ABOUT 1768, Olaudah Equiano returned from America to Britain, where his very interesting life continued to unfold. He went back to work on the sea, travelling sometimes as a helper on deck. In 1773, he travelled on the Royal Navy ship HMS Racehorse to the Arctic in an expedition towards the North Pole.

Equiano worked with Dr Charles Irving, who had developed a process to distill seawater. Two years later, Irving recruited Equiano to work on a project on the Mosquito Coast in Central America. They had a working relationship for more than 10 years, but the project eventually collapsed. Equiano left the Mosquito Coast in 1776 and arrived at Plymouth, England, on January 7, 1777.

Indeed, it was a very interesting life he had, and in 1789 he published his autobiography, The Interesting Narrative of the Life of Olaudah Equiano or Gustavus Vassa, the African. It is one of the earliest books published by a black African writer in the Western Hemisphere, and is regarded as the most comprehensive narrative of an enslaved black person. In London, it was printed for and sold by the author at 10 Union Street, Middlesex Hospital. It was also sold by many people of note, and had a very long list of subscribers.

In it, Equiano gave an account of his country, its culture and customs; his birth and parentage; his kidnapping along with his sister; horrors of a slave ship; his journey to Virginia; his arrival in England; his wonder of seeing his first snowfall; the celebrated engagement between Admiral Boscawen and Monsieur Le Clue; various graphic instances of oppression, cruelty, and extortion; and changes in his fortune.

He also noted: his disgust at the West Indies; his initiation of schemes to obtain his freedom; a shipwreck on the Bahama Bank; his arrival at Martinico, where he meet with new difficulties; his journeys to England; some account of his conversion to Christianity; his picking up 11 “miserable” men at sea in returning to England; different transactions of his life; and his petition to the queen.
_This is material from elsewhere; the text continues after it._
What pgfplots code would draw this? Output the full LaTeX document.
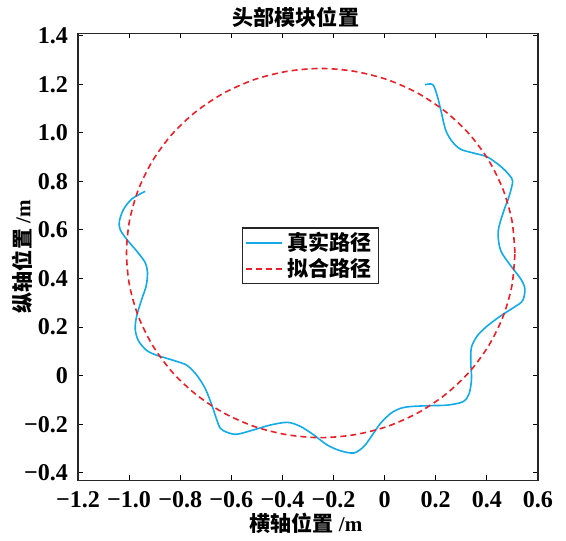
\documentclass[border=0pt]{standalone}
\usepackage{fontspec}
\setmainfont{Liberation Serif}
\newfontfamily\cjk{Noto Sans CJK SC}
\usepackage{pgfplots}
\pgfplotsset{compat=1.18}

\definecolor{realblue}{RGB}{20,170,232}
\definecolor{fitred}{RGB}{232,32,40}

\pgfplotstableread{
x y
0.158 1.198
0.189 1.198
0.207 1.148
0.220 1.093
0.239 1.011
0.265 0.963
0.298 0.932
0.350 0.916
0.403 0.900
0.455 0.861
0.487 0.827
0.501 0.800
0.487 0.738
0.468 0.684
0.448 0.616
0.444 0.575
0.455 0.513
0.494 0.452
0.533 0.398
0.549 0.357
0.540 0.309
0.507 0.282
0.455 0.247
0.403 0.206
0.364 0.166
0.340 0.118
0.337 0.057
0.340 -0.012
0.331 -0.073
0.307 -0.107
0.246 -0.121
0.180 -0.123
0.102 -0.127
0.063 -0.134
0.024 -0.155
-0.016 -0.196
-0.048 -0.244
-0.081 -0.291
-0.120 -0.318
-0.173 -0.309
-0.225 -0.285
-0.277 -0.244
-0.329 -0.209
-0.380 -0.192
-0.447 -0.203
-0.513 -0.223
-0.578 -0.241
-0.617 -0.233
-0.643 -0.216
-0.659 -0.175
-0.676 -0.121
-0.702 -0.053
-0.735 0.002
-0.774 0.043
-0.826 0.063
-0.891 0.084
-0.931 0.104
-0.964 0.145
-0.976 0.193
-0.970 0.247
-0.950 0.316
-0.933 0.370
-0.928 0.425
-0.937 0.466
-0.970 0.513
-1.009 0.561
-1.035 0.602
-1.038 0.636
-1.022 0.684
-0.989 0.728
-0.937 0.759
}\realpath

\pgfplotstableread{
x y
0.510 0.505
0.4985 0.637
0.464 0.765
0.408 0.885
0.332 0.994
0.2385 1.087
0.130 1.163
0.010 1.219
-0.118 1.253
-0.250 1.265
-0.382 1.253
-0.510 1.219
-0.630 1.163
-0.7385 1.087
-0.832 0.994
-0.908 0.885
-0.964 0.765
-0.9985 0.637
-1.010 0.505
-0.9985 0.373
-0.964 0.245
-0.908 0.125
-0.832 0.016
-0.7385 -0.077
-0.630 -0.153
-0.510 -0.209
-0.382 -0.243
-0.250 -0.255
-0.118 -0.243
0.010 -0.209
0.130 -0.153
0.2385 -0.077
0.332 0.016
0.408 0.125
0.464 0.245
0.4985 0.373
0.510 0.505
}\fitpath

\begin{document}
\begin{tikzpicture}
\begin{axis}[
    scale only axis,
    width=229.5pt,
    height=223pt,
    xmin=-1.2, xmax=0.6,
    ymin=-0.43, ymax=1.41,
    xtick={-1.2,-1.0,-0.8,-0.6,-0.4,-0.2,0,0.2,0.4,0.6},
    xticklabels={−1.2,−1.0,−0.8,−0.6,−0.4,−0.2,0,0.2,0.4,0.6},
    ytick={-0.4,-0.2,0,0.2,0.4,0.6,0.8,1.0,1.2,1.4},
    yticklabels={−0.4,−0.2,0,0.2,0.4,0.6,0.8,1.0,1.2,1.4},
    tick align=inside,
    major tick length=2.5pt,
    tick style={black, line width=0.5pt},
    axis line style={black!85, line width=0.6pt},
    tick label style={font=\fontsize{12}{14}\selectfont\bfseries},
    yticklabel style={xshift=-1.5pt},
    xticklabel style={yshift=-2pt},
    title={\cjk\bfseries 头部模块位置},
    title style={font=\fontsize{10.5}{12}\selectfont, yshift=-6.5pt, xshift=-6pt},
    xlabel={{\cjk\bfseries 横轴位置} \bfseries/m},
    ylabel={{\cjk\bfseries 纵轴位置} \bfseries/m},
    label style={font=\fontsize{10.5}{12}\selectfont},
    xlabel style={yshift=4pt, xshift=-1pt},
    ylabel style={yshift=-11pt},
    legend style={
        at={(0.505,0.502)}, anchor=center,
        draw=black!85, line width=0.6pt,
        font=\fontsize{10.5}{12}\selectfont\cjk\bfseries,
        cells={anchor=west},
        inner xsep=1.5pt, inner ysep=0pt, row sep=-1.5pt,
    },
    legend image code/.code={
        \draw[#1, line width=0.8pt] (0pt,0pt) -- (18pt,0pt);
    },
]
\addplot[realblue, line width=0.8pt, smooth, tension=0.5] table[x=x, y=y] {\realpath};
\addplot[fitred, line width=0.8pt, dash pattern=on 3pt off 2pt, smooth] table[x=x, y=y] {\fitpath};
\legend{真实路径, 拟合路径}
\end{axis}
\path ([xshift=-38.9pt, yshift=-29.4pt]current axis.south west)
      ([xshift=14pt, yshift=16.5pt]current axis.north east);
\end{tikzpicture}
\end{document}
He had fond memories of his childhood before he was taken away from it. “We are almost a nation of dancers, musicians, and poets. Thus, every great event, such as a triumphant return from battle, or other cause of public rejoicing is celebrated in public dances, which are accompanied with songs and music suited to the occasion. The assembly is separated into four divisions, which dance either apart or in succession, and each with a character peculiar to itself,” he explains.

“The first division contains the married men, who in their dances frequently exhibit feats of arms, and the representation of a battle. To these succeed the married women, who dance in the second division. The young men occupy the third; and the maidens the fourth. Each represents some interesting scene of real life, such as a great achievement, domestic employment, a pathetic story, or some rural sport; and as the subject is generally founded on some recent event, it is therefore ever new. This gives our dances a spirit and variety which I have scarcely seen elsewhere.”

But Equiano was ripped away from all of that, and his life was never, ever, the same. He writes, “One day, as I was watching at the top of a tree in our yard, I saw one of those people come into the yard of our next neighbour, but one, to kidnap, there being many stout young people in it. Immediately on this I gave the alarm of the rogue, and he was surrounded by the stoutest of them, who entangled him with cords, so that he could not escape till some of the grown people came and secured him.

“But alas! ere long it was my fate to be thus attacked, and to be carried off, when none of the grown people were nigh. One day, when all our people were gone out to their works as usual, and only I and my dear sister were left to mind the house, two men and a woman got over our walls, and in a moment seized us both, and, without giving us time to cry out, or make resistance, they stopped our mouths, and ran off with us into the nearest wood. Here they tied our hands, and continued to carry us as far as they could, till night came on, when we reached a small house.”

The Interesting Narrative of the Life of Olaudah Equiano or Gustavus Vassa, the African was a pivotal reference in the anti-slavery movement in England. Parts of it were quoted extensively as evidence of the barbarity and inhumanity of the transatlantic trade in Africans and plantation slavery in the West Indies.